STATED EXERCISE
Copy every line from the data below in which the string "matplotlib" can be found.

━━━━━━━━━━

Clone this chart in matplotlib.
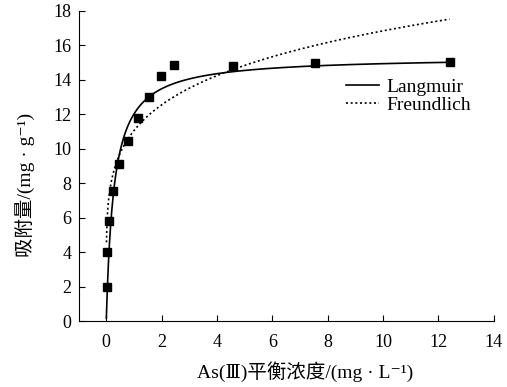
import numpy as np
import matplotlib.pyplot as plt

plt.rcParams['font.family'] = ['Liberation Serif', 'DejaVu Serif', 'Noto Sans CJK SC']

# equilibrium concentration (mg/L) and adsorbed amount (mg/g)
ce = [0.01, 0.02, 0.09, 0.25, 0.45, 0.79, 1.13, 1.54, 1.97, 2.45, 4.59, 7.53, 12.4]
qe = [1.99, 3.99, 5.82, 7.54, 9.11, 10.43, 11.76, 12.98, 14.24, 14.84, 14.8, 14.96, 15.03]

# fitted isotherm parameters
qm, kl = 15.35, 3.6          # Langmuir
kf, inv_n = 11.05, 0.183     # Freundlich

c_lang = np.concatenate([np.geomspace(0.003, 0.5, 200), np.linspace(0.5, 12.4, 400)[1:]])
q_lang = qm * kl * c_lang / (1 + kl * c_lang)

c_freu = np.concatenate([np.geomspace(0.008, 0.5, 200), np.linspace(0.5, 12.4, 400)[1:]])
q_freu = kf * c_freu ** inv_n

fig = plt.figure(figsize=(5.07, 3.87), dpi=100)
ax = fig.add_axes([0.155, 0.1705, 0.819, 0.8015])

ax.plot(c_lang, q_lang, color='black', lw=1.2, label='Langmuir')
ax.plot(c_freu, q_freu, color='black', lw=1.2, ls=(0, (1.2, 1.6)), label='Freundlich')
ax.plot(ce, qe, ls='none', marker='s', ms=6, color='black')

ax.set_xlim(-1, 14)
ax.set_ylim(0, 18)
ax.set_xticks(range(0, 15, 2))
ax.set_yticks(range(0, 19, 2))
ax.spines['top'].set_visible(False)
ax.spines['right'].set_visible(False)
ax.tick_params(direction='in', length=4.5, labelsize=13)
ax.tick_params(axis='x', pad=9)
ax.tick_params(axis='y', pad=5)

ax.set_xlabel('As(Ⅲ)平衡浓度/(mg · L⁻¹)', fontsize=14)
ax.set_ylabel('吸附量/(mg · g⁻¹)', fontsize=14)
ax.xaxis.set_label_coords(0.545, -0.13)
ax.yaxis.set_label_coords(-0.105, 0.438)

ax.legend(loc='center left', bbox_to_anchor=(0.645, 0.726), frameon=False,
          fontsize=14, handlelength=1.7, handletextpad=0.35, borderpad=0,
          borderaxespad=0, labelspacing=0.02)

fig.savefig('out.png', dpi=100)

━━━━━━━━━━

TASK ANSWER
Clone this chart in matplotlib.
import matplotlib.pyplot as plt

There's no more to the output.